Napoli, a 20 anni tra vodka e like: i giovani che spendono mille euro per un tavolo

di Bruno Majorano
Per molti di loro la vita è un luna park. Serate, feste, fiumi di alcol e discoteche tutto l'anno. E a inserire il gettone che poi mette in moto la giostra sono spesso i genitori. I ragazzi in prima fila, poi, sono quelli della Napoli bene. Basta guardarsi attorno. Basta fare un giro nei locali più in voga della città. È un dato a preoccupare più degli altri: l'età di chi si sballa è sempre più bassa. Perché oggi avere il tavolo al centro della pista del locale con gli amici, è molto più di uno status symbol: 50, 60 o anche 100 euro a testa per chiamare una magnum di champagne diventa una cosa all'ordine del giorno, anzi della sera. La tragedia che ha coinvolto il giovane Nico Marra Incisetto è solo l'ultimo capitolo di una saga (drammatica) che trova ragioni ben più profonde di quelle che superficialmente si possono pensare.

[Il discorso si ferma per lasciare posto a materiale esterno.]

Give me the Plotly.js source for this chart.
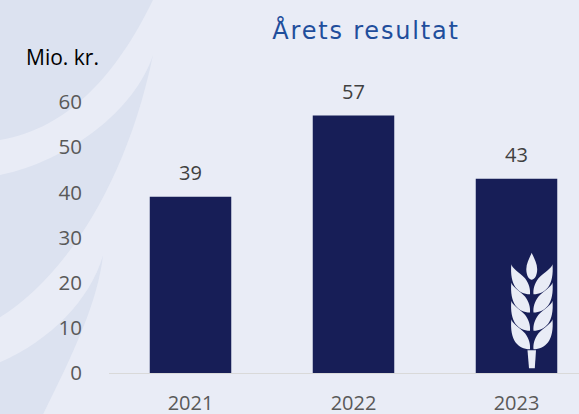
<!DOCTYPE html>
<html><head><meta charset="utf-8">
<script src="https://cdn.plot.ly/plotly-3.0.1.min.js"></script>
<style>html,body{margin:0;padding:0;background:#E9ECF6;overflow:hidden}
.gtitle{letter-spacing:1.8px}</style>
</head><body><div id="chart" style="width:579px;height:414px"></div>
<script>
const years = ['2021','2022','2023'];
const values = [39,57,43];
const yTicks = [0,10,20,30,40,50,60];
const W=579,H=414,L=109,B=372.7,T=102;
const fx=x=>((x-L)/(W-L)).toFixed(5), fy=y=>((B-y)/(B-T)).toFixed(5);
function P(d){
  return d.replace(/(-?[\d.]+) (-?[\d.]+)/g,(m,a,b)=>fx(+a)+' '+fy(+b));
}
const bgShapes=[
 'M0 0 L153 0 C118 72 70 128 0 140 Z',
 'M153 55 C135 110 70 160 0 175 L0 317 C60 280 125 190 153 55 Z',
 'M103 255 C90 300 50 340 0 362 L0 414 L43 414 C75 350 98 300 103 255 Z'
];
const wheat=[
 'M531.7 252.5 C534 258 537.2 263 537.2 269 C537.2 276 534 279.5 531.7 279.5 C529.5 279.5 526.3 276 526.3 269 C526.3 263 529.5 258 531.7 252.5 Z'
];
const shapes=[];
bgShapes.forEach(d=>shapes.push({type:'path',xref:'paper',yref:'paper',path:P(d),fillcolor:'#DCE2F0',line:{width:0},layer:'below'}));
const left=dy=>`M511.3 ${264+dy} C512 ${268+dy} 519 ${272+dy} 525 ${278+dy} C529 ${283+dy} 530.5 ${289+dy} 530 ${294+dy} C518 ${294+dy} 509.5 ${285+dy} 511.3 ${264+dy} Z`;
const right=dy=>`M552.5 ${264+dy} C551.8 ${268+dy} 544.5 ${272+dy} 538.5 ${278+dy} C534.5 ${283+dy} 533 ${289+dy} 533.5 ${294+dy} C545.5 ${294+dy} 554.3 ${285+dy} 552.5 ${264+dy} Z`;
[0,18.3,36.6,55].forEach(dy=>{wheat.push(left(dy));wheat.push(right(dy));});
wheat.push('M527.5 350 L536 350 L534.8 368 L529 368 Z');
wheat.forEach(d=>shapes.push({type:'path',xref:'paper',yref:'paper',path:P(d),fillcolor:'#E9ECF6',line:{width:0},layer:'above'}));
const annotations=years.map((y,i)=>({x:i,y:values[i],text:String(values[i]),showarrow:false,yanchor:'bottom',yshift:9,font:{family:'Open Sans',size:20,color:'#404040'}}));
annotations.push({xref:'paper',yref:'paper',x:fx(62),y:fy(57),xanchor:'center',yanchor:'middle',text:'Mio. kr.',showarrow:false,font:{family:'Open Sans',size:21,color:'#000'}});
Plotly.newPlot('chart',[{type:'bar',x:years,y:values,marker:{color:'#171E57'},width:0.5,hoverinfo:'skip'}],{
 width:W,height:H,margin:{l:L,r:0,t:T,b:H-B,pad:0},
 paper_bgcolor:'#E9ECF6',plot_bgcolor:'rgba(0,0,0,0)',
 showlegend:false,shapes,annotations,
 title:{text:'Årets resultat',font:{family:'DejaVu Sans',size:24,color:'#1F4E9C'},x:(366/W),xanchor:'center',xref:'container',y:1-31/H,yanchor:'middle'},
 xaxis:{type:'category',range:[-0.5,-0.5+(W-L)/163],showgrid:false,zeroline:false,showline:false,ticks:'',tickfont:{family:'Open Sans',size:20,color:'#595959'},ticklabelstandoff:16},
 yaxis:{range:[0,60],tickvals:yTicks,showgrid:false,zeroline:true,zerolinecolor:'#D9D9D9',zerolinewidth:1,showline:false,ticks:'',tickfont:{family:'Open Sans',size:20.5,color:'#595959'},ticklabelstandoff:26}
},{displayModeBar:false,staticPlot:true});
</script></body></html>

Nicola Marra trovato morto in un vallone: era scomparso dopo la discoteca. Aveva 20 anni

Chi nei locali ci lavora, al bar, dietro la cassa, alla porta d'ingresso, resta stupito anche da questo. Una volta era l'élite ad avere l'ambizione al posto d'onore nella pista della discoteca. Quelli che una volta le mode le facevano. Oggi la tendenza si è ribaltata: ragazzini di 18-20 anni che prendono il tavolo e di quelle stesse mode sono vittime. E spendono, spendono, spendono ancora. Oltre 1000 euro per avere il tavolo più bello al centro della pista del locale più figo. Una ricerca continua dell'eccesso. Una gara con l'amico, il compagno di studi, il rivale in amore. Perché quella è l'età più pericolosa. Quando i ragazzi, pensano davvero di essere invincibili, salvo poi rivelarsi più fragili che mai. Anche perché al loro fianco si ritrovano smarriti, a volte addirittura soli.

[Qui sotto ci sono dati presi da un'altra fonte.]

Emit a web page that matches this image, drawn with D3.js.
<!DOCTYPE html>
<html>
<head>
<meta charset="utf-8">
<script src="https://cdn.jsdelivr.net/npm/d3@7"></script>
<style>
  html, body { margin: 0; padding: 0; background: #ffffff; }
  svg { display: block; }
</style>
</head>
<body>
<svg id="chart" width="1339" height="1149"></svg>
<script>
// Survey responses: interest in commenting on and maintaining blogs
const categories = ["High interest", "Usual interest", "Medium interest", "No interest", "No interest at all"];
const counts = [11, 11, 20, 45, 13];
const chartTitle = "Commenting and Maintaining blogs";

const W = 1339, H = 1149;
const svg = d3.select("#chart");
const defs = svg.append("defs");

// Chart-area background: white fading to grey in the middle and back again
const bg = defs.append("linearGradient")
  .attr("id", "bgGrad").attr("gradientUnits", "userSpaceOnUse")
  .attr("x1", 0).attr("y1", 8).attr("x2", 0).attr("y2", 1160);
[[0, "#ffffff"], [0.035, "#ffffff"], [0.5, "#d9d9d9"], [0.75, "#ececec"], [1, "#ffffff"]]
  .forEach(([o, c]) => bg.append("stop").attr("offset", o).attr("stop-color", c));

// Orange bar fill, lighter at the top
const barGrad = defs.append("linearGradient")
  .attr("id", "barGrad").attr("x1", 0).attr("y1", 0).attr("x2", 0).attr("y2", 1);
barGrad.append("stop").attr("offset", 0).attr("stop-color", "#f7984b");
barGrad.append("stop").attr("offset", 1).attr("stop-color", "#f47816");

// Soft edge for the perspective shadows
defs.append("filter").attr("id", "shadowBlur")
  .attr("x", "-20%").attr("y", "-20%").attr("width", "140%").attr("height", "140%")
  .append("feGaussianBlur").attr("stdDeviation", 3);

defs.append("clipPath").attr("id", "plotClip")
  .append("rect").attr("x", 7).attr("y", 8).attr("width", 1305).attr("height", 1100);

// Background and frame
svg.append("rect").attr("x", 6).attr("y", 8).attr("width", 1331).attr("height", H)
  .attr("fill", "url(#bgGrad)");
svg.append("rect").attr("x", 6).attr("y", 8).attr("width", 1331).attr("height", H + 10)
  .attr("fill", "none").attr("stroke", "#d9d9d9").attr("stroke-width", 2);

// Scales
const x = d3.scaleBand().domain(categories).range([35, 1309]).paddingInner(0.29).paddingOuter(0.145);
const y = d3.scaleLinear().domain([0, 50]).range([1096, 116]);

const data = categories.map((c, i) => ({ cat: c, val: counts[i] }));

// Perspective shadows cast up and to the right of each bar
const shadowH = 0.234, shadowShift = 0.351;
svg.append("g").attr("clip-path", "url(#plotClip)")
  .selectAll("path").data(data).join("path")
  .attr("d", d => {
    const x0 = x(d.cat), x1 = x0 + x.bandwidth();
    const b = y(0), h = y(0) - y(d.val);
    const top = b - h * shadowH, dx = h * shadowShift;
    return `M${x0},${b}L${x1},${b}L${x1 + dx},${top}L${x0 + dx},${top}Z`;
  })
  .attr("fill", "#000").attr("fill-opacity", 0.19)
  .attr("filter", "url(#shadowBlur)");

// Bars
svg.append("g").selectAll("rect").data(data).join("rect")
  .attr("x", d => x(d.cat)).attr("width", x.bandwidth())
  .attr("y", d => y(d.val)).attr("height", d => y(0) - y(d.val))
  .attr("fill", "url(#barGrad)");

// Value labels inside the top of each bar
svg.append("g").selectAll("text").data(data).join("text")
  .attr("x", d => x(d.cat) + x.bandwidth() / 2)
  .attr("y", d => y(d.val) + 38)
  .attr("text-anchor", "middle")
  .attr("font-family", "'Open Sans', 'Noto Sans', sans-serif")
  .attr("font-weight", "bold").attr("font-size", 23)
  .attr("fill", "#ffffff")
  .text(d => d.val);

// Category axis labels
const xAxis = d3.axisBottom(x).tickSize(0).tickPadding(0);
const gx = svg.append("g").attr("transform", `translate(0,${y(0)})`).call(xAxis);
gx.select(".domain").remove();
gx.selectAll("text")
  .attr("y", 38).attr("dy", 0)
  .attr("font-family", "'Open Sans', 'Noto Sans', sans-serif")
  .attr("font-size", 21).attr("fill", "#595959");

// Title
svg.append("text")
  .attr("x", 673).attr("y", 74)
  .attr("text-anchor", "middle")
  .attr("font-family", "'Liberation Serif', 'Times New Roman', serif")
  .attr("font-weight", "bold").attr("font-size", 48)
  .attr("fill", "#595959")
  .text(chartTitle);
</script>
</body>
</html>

Colpa di una realtà molto più distorta da quella che invece pensano di vivere. Gli amici sono quelli che hai aggiunto su Facebook e che ti hanno coinvolto per una serata grazie ad un gruppo su WhatsApp all'interno del quale hai salvato a malapena appena tre numeri nella tua rubrica. E allora succede che quando uno di loro si allontana dal locale perché non si sente bene - magari perché ha bevuto troppo - nessuno si preoccupa di stargli dietro. Nessuno lo segue o minimamente si preoccupa di capire come sta. «Tanto poi torna, o al massimo vediamo dove si tagga nella sua prossima storia su Instagram», si chiederanno gli amici (o presunti tali) che invece procedono nella loro serata all'insegna dell'euforia e dello sballo più assoluto.

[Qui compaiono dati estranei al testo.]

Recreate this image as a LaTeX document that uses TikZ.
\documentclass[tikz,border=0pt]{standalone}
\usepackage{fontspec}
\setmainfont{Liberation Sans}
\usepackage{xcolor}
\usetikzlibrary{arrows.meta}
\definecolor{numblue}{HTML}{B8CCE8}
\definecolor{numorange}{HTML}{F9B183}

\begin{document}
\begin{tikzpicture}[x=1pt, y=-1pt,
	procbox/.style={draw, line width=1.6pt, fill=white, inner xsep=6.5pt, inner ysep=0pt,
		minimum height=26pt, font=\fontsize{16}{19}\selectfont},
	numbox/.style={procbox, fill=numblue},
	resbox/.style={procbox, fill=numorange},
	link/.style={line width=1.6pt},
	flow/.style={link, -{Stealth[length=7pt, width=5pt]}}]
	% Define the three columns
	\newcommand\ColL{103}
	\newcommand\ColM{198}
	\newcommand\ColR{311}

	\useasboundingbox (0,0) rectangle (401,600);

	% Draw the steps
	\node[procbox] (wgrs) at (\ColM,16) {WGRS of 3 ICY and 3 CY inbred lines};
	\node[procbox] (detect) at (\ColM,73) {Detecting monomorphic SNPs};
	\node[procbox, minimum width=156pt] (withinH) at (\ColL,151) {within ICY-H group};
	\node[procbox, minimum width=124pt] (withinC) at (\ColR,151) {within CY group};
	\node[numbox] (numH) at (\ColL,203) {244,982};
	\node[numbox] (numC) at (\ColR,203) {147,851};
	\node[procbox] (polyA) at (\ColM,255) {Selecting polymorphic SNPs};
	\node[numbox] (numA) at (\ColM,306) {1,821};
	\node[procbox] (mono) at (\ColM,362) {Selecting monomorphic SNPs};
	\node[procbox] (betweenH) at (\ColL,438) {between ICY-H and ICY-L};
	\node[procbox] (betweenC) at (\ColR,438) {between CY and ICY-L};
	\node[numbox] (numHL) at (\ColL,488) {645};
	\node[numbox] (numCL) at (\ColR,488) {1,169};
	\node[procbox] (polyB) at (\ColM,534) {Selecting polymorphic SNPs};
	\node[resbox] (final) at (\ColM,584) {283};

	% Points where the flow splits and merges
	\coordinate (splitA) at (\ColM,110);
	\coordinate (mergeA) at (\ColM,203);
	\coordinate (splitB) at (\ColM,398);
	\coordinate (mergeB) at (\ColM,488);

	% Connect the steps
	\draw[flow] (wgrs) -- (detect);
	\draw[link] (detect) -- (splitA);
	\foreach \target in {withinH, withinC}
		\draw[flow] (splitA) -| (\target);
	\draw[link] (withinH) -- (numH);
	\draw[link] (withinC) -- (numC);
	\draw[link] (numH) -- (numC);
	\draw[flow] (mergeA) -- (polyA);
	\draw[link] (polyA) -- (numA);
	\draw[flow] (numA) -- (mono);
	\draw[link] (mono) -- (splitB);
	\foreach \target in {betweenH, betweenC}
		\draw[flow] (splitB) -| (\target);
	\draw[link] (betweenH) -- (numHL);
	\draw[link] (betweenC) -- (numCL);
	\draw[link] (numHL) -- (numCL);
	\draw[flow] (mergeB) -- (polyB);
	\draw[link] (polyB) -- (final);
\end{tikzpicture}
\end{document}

E i genitori? Non è che stanno a guardare, ma quasi. Accontentare i desiderata del proprio figlio oggi è diventato il loro primo lavoro. Con paghette da manager e auto da calciatori, sono i piccoli di casa a portare i pantaloni (come si diceva una volta delle donne che comandavano in famiglia). È tutto talmente facile per questi figli da sembrare quasi naturale. Al primo incidente dopo la discoteca (perché un po' brilli) non segue una punizione, ma una macchina nuova. Come fosse un premio. Inutile provare a disturbarli durante la serata di sballo: alle migliaia di messaggi, messaggini e telefonate spesso e volentieri segue solo il silenzio. I ragazzi di oggi - che frequentano con profitto le scuole e le università migliori - fanno la fortuna di imprenditori della notte, rivenditori di cellulari all'ultima moda e concessionarie di auto sportive. Salvo poi pagarne tutti le conseguenze quando succedono tragedie come quella di Nico Marra Incisetto. Non si tratta di morale, ma di mera realtà. Quella che rapidamente - anche troppo - sfugge quotidianamente di mano ai genitori.

 

Non è colpa dell'alcol. O meglio: non solo. Ci sono i «no» che aiutano a crescere, ma quanto è difficile per un genitore negare al proprio figlio quello che tutti i suoi coetanei possono ottenere con una facilità disarmante? Ecco spiegato anche una sorta di effetto domino che coinvolge un po' tutti. Senza particolare attenzione a quelle che possono essere le conseguenze del dopo. Così come fa male sentirsi puntare il dito contro in momenti come questi. È come se tuo figlio venisse ucciso due volte. Perché in questi casi ci si sente doppiamente responsabili. Quello che poteva essere e non è stato. Se lo sono chiesti anche i tanti papà e le tante mamme che hanno vissuto questo immenso dramma prima dei genitori di Nico. Nella eterna guerra con se stessi per non sbagliare, per non commettere quell'errore che potrebbe far sentire il proprio figlio o la propria figlia escluso dal gruppo. Ecco perché farlo salire sul luna park è diventato un obbligo. Anche se a volte il gettone finisce per sbaglio sulla giostra delle montagne russe.